= Bruce MacCombie =

American classical composer

Bruce MacCombie (1943 in Providence, Rhode Island – May 2, 2012, in Amherst, Massachusetts) was an American composer.

He studied at the University of Massachusetts Amherst and Freiburg Conservatory, and holds a Ph.D. in music from the University of Iowa. He was appointed to the music faculty of Yale University in 1975, and one year later joined the composition faculty of the Yale School of Music.

MacCombie was Director of Publications for G. Schirmer and Associated Music Publishers from 1980 to 1986, Dean of the Juilliard School from 1986 to 1992 and Dean of the School for the Arts at Boston University from 1992 to 2001. Since 2002 he has been Professor of Music at the University of Massachusetts Amherst at Amherst.
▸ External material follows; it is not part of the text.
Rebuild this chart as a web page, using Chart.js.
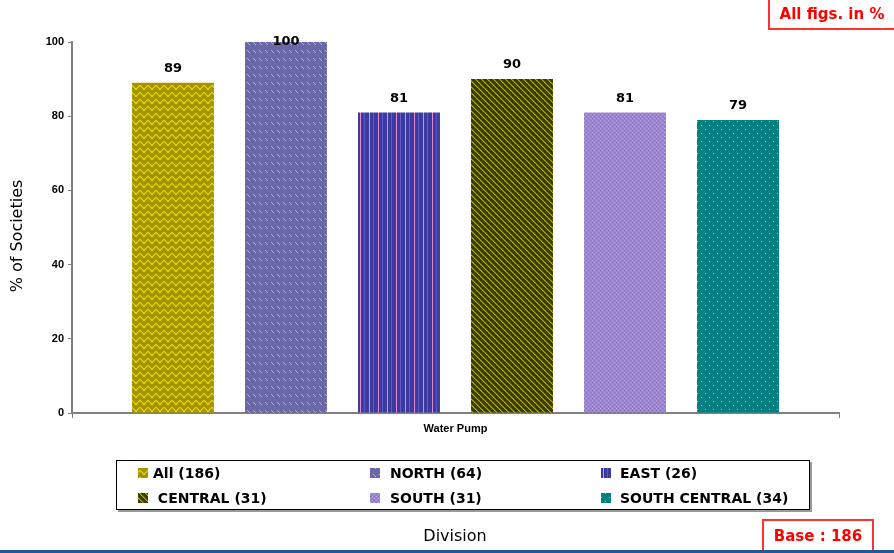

His compositions include Nightshade Rounds (1979) for solo guitar (written for Sharon Isbin), Leaden Echo, Golden Echo (1989) for soprano and orchestra, the set of choral pieces Color and Time (1990), Chelsea Tango (1991) for orchestra, and the quintet Greeting (1993) (written for Krzysztof Penderecki's 60th birthday).

MacCombie was named Executive Director of Jazz at Lincoln Center in 2001. He was succeeded by Derek Gordon in 2004.